Godfrey Harold Hardy

G.H. Hardy è stato uno dei principali matematici britannici del XX secolo ed era solito lavorare 4 ore al giorno. Iniziava la giornata con una lettura attenta dei risultati del Cricket durante la colazione, quindi si concentrava sulla matematica dalle 9:00 alle 13:00. Il tennis e le lunghe passeggiate riempivano i suoi pomeriggi: «Quattro ore di lavoro creativo al giorno sono il limite massimo per un matematico», disse una volta Hardy al suo collega professore di Oxford C.P. Neve.

Charles Dickens

Dopo un periodo da nottambulo impenitente, Charles Dickens adottò uno stile di vita molto rigido: «Divenne metodico e ordinato come un impiegato di città», disse il figlio Charley.

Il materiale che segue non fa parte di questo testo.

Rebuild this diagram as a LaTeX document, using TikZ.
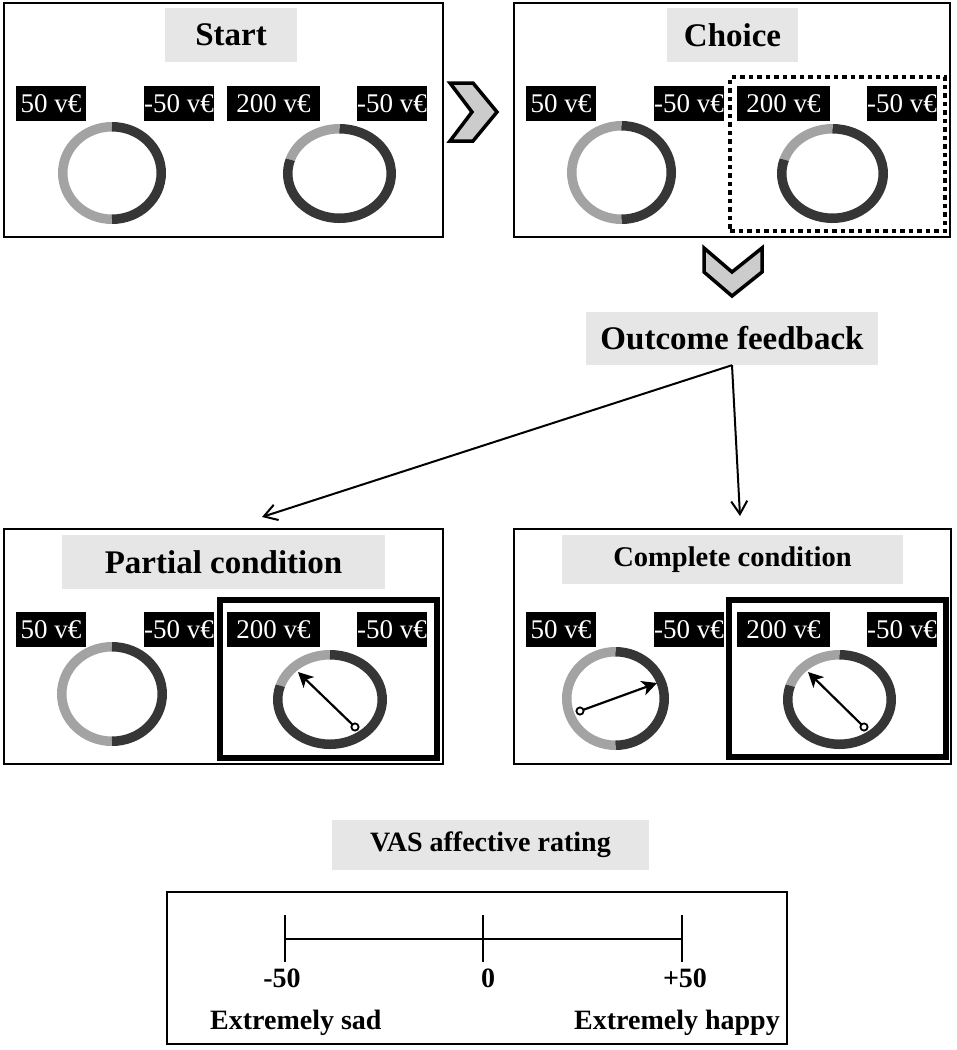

Dalle 9 alle 14, scriveva in assoluta tranquillità, e dopo il pranzo faceva la pennicchella. Dopo cinque ore, Dickens aveva finito la sua giornata lavorativa.

Thomas Mann

L’autore dei Buddenbrooks Thomas Mann, dall’età di 35 anni, iniziò a chiudersi quotidianamente nel suo ufficio dalle 9 di mattina fino all’ora di pranzo per lavorare ai suoi romanzi. Poi basta: «I pomeriggi sono per la lettura, per la mia corrispondenza troppo montagnosa e per le passeggiate», confessava Mann. Dopo un pisolino pomeridiano e un tè alle 5, trascorreva un’altra ora o due a lavorare.

Edna O’Brien

In un’intervista del 1984 con The Paris Review, la scrittrice irlandese Edna O’Brien raccontò il suo piano di scrittura che si basava sul concetto di lavorare 4 ore al giorno: «Mi alzo la mattina, prendo una tazza di tè e vengo in questa stanza per lavorare. Non esco mai a pranzo, mai, ma mi fermo intorno all’una e trascorro il resto del pomeriggio dedicandomi a cose banali. La sera leggo o vado a vedere un film, o, al limite, dai miei figli».